The new network grant, which will fund collaborative work by Geschwind and experts at other autism centers around the country, is part of the NIH's Autism Centers of Excellence program, which was launched in 2007 to support coordinated research into the causes of autism spectrum disorders (ASD) and the discovery of new treatments.
Autism spectrum disorders are complex developmental disorders that affect how a person behaves, interacts with others, communicates and learns. According to the Centers for Disease Control, ASD affects approximately one in 88 children in the U.S.
Geschwind's award will allow him to build on his earlier work identifying genetic variants associated with an increased susceptibility to autism while adding an important new emphasis. The research network he leads — which also includes scientists from the Albert Einstein College of Medicine, Emory University, Johns Hopkins University, Washington University and Yale University — aims to recruit at least 600 African American families who have a child diagnosed with an ASD for genetic testing.
While nearly all previous research on the genetics of autism has focused on subjects of European descent rather than those of African or other ancestries, it is critical to study different populations to understand if current genetic findings in ASD can be generalized to a broader population, said Geschwind, a professor of neurology, psychiatry and genetics.
To that end, he will look for gene variants associated with autism in Americans with African ancestry and then test the genetic risk factors identified in European populations to see what role they may play in the disorder in people of African descent.
Because individuals are typically a mix of different ancestries, the research group will use statistical methods that enable them to identify chromosomal markers for different ancestral origins. Genetic data generated by the study will be made available through the Internet to the larger research community.
The work will also include an evaluation of disparities in the diagnosis of autism and in access to care. The scientists will be carrying out this study with UCLA as the hub.
The award to Geschwind follows on the heels of several large ACE awards to various researchers at UCLA's Center for Autism Research and Treatment (CART) last September. At that time, CART was the only NIH Autism Center of Excellence in the nation to be awarded renewed funding for the next five years.

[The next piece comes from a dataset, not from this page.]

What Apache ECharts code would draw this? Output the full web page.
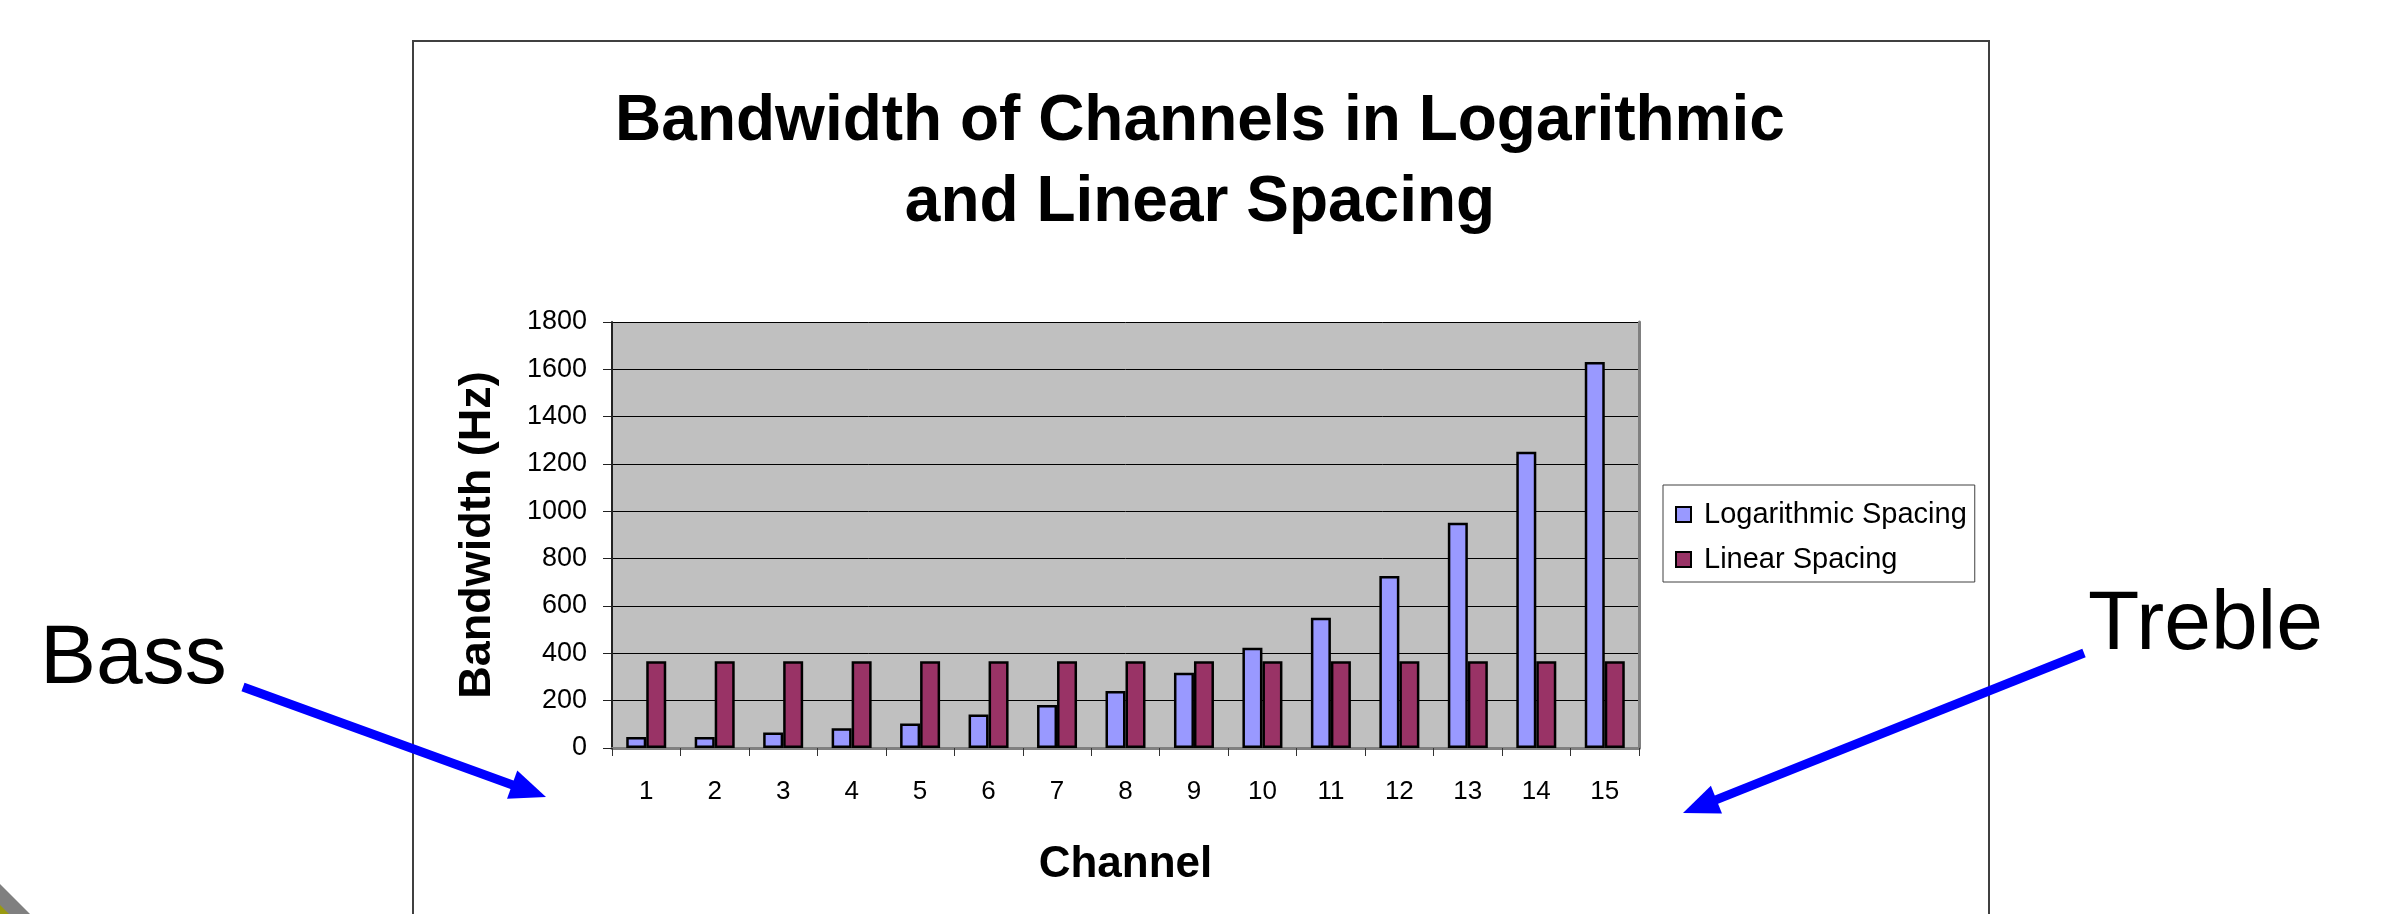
<!DOCTYPE html>
<html>
<head>
<meta charset="utf-8">
<script src="https://cdn.jsdelivr.net/npm/echarts@6/dist/echarts.min.js"></script>
<style>
html,body{margin:0;padding:0;background:#fff;}
#chart{width:2393px;height:914px;}
</style>
</head>
<body>
<div id="chart"></div>
<script>
const categories = ['1','2','3','4','5','6','7','8','9','10','11','12','13','14','15'];
const logSpacing = [46, 46, 65, 83, 103, 142, 182, 241, 318, 424, 550, 727, 952, 1252, 1631];
const linearSpacing = [367, 367, 367, 367, 367, 367, 367, 367, 367, 367, 367, 367, 367, 367, 367];
const seriesNames = ['Logarithmic Spacing', 'Linear Spacing'];
const titleText = 'Bandwidth of Channels in Logarithmic\nand Linear Spacing';
const yName = 'Bandwidth (Hz)';
const xName = 'Channel';

const FONT = '"Liberation Sans", Arial, sans-serif';
const chart = echarts.init(document.getElementById('chart'), null, {renderer: 'canvas'});

function arrow(x1, y1, tx, ty) {
  const dx = tx - x1, dy = ty - y1;
  const L = Math.sqrt(dx*dx + dy*dy);
  const ux = dx / L, uy = dy / L;
  const hl = 36, hw = 15;
  const bx = tx - ux*hl, by = ty - uy*hl;
  const px = -uy, py = ux;
  return [
    {type:'line', shape:{x1:x1, y1:y1, x2:bx + ux*2, y2:by + uy*2}, style:{stroke:'#0000FF', lineWidth:9}},
    {type:'polygon', shape:{points:[[tx,ty],[bx+px*hw, by+py*hw],[bx-px*hw, by-py*hw]]}, style:{fill:'#0000FF'}}
  ];
}

const option = {
  animation: false,
  backgroundColor: '#ffffff',
  title: {
    text: titleText,
    left: 1200,
    textAlign: 'center',
    top: 82,
    padding: 0,
    textStyle: {fontFamily: FONT, fontSize: 64, fontWeight: 'bold', color: '#000', lineHeight: 81}
  },
  legend: {
    orient: 'vertical',
    left: 1663,
    top: 485,
    padding: [15, 8, 8, 12],
    itemGap: 16,
    itemWidth: 15,
    itemHeight: 15,
    icon: 'rect',
    backgroundColor: '#fff',
    borderColor: '#404040',
    borderWidth: 1,
    borderRadius: 0,
    data: seriesNames,
    textStyle: {fontFamily: FONT, fontSize: 29, color: '#000', padding: [0,0,0,8]}
  },
  grid: {
    left: 612, top: 322, width: 1027, height: 426,
    show: true, backgroundColor: '#C0C0C0', borderWidth: 0
  },
  xAxis: [{
    type: 'category',
    data: categories,
    boundaryGap: true,
    name: xName,
    nameLocation: 'middle',
    nameGap: 95,
    nameTextStyle: {fontFamily: FONT, fontSize: 44, fontWeight: 'bold', color: '#000'},
    axisLine: {lineStyle: {color: '#333', width: 2}},
    axisTick: {show: true, length: 8, lineStyle: {color: '#333', width: 1}},
    axisLabel: {fontFamily: FONT, fontSize: 26, color: '#000', margin: 31},
    splitLine: {show: false}
  }, {
    type: 'category',
    data: categories,
    position: 'top',
    axisLine: {lineStyle: {color: '#808080', width: 3}},
    axisTick: {show: false},
    axisLabel: {show: false}
  }],
  yAxis: [{
    type: 'value',
    min: 0, max: 1800, interval: 200,
    name: yName,
    nameLocation: 'middle',
    nameGap: 112,
    nameTextStyle: {fontFamily: FONT, fontSize: 45, fontWeight: 'bold', color: '#000'},
    axisLine: {show: true, lineStyle: {color: '#222', width: 2}},
    axisTick: {show: true, length: 9, lineStyle: {color: '#222', width: 1}},
    axisLabel: {fontFamily: FONT, fontSize: 27, color: '#000', margin: 25, formatter: function (v) { return String(v); }},
    splitLine: {show: true, lineStyle: {color: '#000', width: 1}}
  }, {
    type: 'value',
    min: 0, max: 1800, interval: 200,
    position: 'right',
    axisLine: {show: true, lineStyle: {color: '#808080', width: 3}},
    axisTick: {show: false},
    axisLabel: {show: false},
    splitLine: {show: false}
  }],
  series: [{
    name: seriesNames[0],
    type: 'bar',
    data: logSpacing,
    barWidth: 20,
    barGap: '0%',
    itemStyle: {color: '#9999FF', borderColor: '#000', borderWidth: 2.5}
  }, {
    name: seriesNames[1],
    type: 'bar',
    data: linearSpacing,
    barWidth: 20,
    barGap: '0%',
    itemStyle: {color: '#993366', borderColor: '#000', borderWidth: 2.5}
  }],
  graphic: [
    {type:'rect', z:-10, shape:{x:413, y:41, width:1576, height:1000}, style:{fill:'none', stroke:'#404040', lineWidth:2}},
    {type:'polygon', shape:{points:[[0,884],[30,914],[0,914]]}, style:{fill:'#808080'}},
    {type:'polygon', shape:{points:[[0,905],[9,914],[0,914]]}, style:{fill:'#9A9A10'}},
    {type:'text', x:40, y:660, style:{text:'Bass', fontFamily: FONT, fontSize:84, fill:'#000', verticalAlign:'middle', align:'left'}},
    {type:'text', x:2088, y:626, style:{text:'Treble', fontFamily: FONT, fontSize:84, fill:'#000', verticalAlign:'middle', align:'left'}}
  ].concat(arrow(243, 687, 546, 797)).concat(arrow(2084, 653, 1683, 813))
};
chart.setOption(option);
</script>
</body>
</html>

The funding to CART supports ongoing research focused on examining genes' link to behavior, developing clinical interventions for those severely affected by autism, and explaining why autism affects more boys than girls.
This network grant will help further the work of CART, in conjunction with other UCLA programs in autism by enabling scientists to approach the study of ASD from both a research and clinical perspective. Together, these ACE grants aim to foster new ways to diagnose patients earlier and tailor treatments to each individual to create the best outcomes.